Pacing: To open, this match had a very personal feel to it. With Swagger’s connection to Zeb Colter, this feud was building into something interesting. The match kicked off with both guys immediately grabbing chairs and swinging at each other like they were in the batter’s box at Fenway Park. There were some good counters with the chairs including Del Rio’s reversal of the Swagger Bomb by hitting him in the throat and later when Swagger threw the chair and hit Del Rio in the face. The match didn’t consist of much technical offense, as these guys are both obviously very capable of, opting to stick to the chairs to sell the personal nature of the feud.

Finish: After some vicious chair shots to the back on a Jack Swagger seated on the ropes, Alberto Del Rio hit his top rope stomp onto chairs to retain the title. Winner and STILL WWE United States Champion, Alberto Del Rio.
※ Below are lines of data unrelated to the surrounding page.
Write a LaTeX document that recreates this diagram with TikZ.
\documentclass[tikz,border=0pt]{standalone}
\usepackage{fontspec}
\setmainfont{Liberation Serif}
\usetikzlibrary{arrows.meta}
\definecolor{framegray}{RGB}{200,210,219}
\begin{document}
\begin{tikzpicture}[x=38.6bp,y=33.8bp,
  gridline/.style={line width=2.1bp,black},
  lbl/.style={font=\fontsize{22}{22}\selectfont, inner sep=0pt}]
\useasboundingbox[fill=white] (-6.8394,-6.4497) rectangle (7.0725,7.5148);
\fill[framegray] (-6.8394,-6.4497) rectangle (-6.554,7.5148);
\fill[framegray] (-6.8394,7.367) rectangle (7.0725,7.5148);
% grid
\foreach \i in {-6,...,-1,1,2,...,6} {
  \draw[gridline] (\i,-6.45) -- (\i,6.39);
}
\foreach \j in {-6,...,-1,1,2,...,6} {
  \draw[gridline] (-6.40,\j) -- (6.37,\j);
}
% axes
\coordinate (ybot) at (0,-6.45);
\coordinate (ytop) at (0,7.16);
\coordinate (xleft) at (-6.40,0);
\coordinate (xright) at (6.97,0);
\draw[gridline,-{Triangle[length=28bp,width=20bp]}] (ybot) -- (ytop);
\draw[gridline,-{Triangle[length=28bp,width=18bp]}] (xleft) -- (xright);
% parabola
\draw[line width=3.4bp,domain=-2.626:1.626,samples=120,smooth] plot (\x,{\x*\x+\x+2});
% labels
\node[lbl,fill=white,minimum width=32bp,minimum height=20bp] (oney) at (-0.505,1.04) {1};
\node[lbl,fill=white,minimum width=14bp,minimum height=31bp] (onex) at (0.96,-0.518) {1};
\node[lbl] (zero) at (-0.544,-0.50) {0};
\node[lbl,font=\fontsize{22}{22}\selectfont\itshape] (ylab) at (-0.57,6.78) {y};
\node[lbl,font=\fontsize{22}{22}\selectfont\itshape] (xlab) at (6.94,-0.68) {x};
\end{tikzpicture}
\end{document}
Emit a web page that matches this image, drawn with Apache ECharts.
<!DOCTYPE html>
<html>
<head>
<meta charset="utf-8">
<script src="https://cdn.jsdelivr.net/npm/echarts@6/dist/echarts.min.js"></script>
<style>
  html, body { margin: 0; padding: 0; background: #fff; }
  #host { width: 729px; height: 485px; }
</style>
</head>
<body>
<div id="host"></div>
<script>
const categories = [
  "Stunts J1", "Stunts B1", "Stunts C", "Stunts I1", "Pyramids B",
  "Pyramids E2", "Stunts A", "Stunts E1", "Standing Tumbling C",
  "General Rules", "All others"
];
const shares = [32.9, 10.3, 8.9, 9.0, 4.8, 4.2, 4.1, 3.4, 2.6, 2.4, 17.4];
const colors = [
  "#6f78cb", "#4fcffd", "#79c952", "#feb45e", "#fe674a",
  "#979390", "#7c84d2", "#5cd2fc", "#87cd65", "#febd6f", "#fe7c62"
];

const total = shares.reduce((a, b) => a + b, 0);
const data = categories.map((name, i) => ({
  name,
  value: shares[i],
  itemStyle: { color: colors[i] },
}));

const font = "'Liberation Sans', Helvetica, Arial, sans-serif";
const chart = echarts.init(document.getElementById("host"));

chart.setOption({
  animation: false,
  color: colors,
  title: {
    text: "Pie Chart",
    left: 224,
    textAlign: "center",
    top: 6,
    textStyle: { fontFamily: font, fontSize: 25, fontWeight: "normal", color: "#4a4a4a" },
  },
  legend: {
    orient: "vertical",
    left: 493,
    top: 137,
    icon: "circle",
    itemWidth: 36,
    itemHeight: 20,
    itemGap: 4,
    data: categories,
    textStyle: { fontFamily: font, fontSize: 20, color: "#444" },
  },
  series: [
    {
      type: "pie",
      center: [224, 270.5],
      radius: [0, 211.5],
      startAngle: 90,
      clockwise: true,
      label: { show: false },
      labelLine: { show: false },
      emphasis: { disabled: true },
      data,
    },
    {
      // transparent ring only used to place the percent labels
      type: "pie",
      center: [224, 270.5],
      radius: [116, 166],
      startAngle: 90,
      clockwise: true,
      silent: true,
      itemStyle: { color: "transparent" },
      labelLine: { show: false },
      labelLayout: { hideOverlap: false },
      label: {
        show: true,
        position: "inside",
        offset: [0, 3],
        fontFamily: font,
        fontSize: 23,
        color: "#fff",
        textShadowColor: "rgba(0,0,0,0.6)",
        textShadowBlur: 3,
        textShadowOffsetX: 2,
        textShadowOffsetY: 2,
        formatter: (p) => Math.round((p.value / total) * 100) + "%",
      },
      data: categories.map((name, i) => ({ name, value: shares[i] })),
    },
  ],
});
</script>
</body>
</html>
PJ: The crowd wanted to be into this but I took two major things away from the collective reaction: 1. No one thought Jack Swagger had any chance of winning so it was hard to be invested in it, and 2. No one thinks a chairs match is a good idea. Despite liking Jack Swagger, I found myself in agreement with my comrades. The fact that he was dug out of the bottom of the roster just because Zeb Colter sided with Del Rio, only for Del Rio to bail on Colter, makes this entire feud weird. Also, wouldn’t it have made sense to have Ambrose fight Del Rio, since they are on opposing factions? Shows you how thrown together The League of Nations is. There were some good spots in this match, highlighted by Swagger doing the Sabu chair throw, and Del Rio reversing the Vader Bomb with the chair. There were some awkward scenarios where the Ref didn’t seem entirely sure whether there was rope breaks in Chairs matches. Hey, if you don’t know, neither do we pal. A dumb gimmick, and a challenger who wasn’t nearly built up enough hamstrung this, but this was far from bad.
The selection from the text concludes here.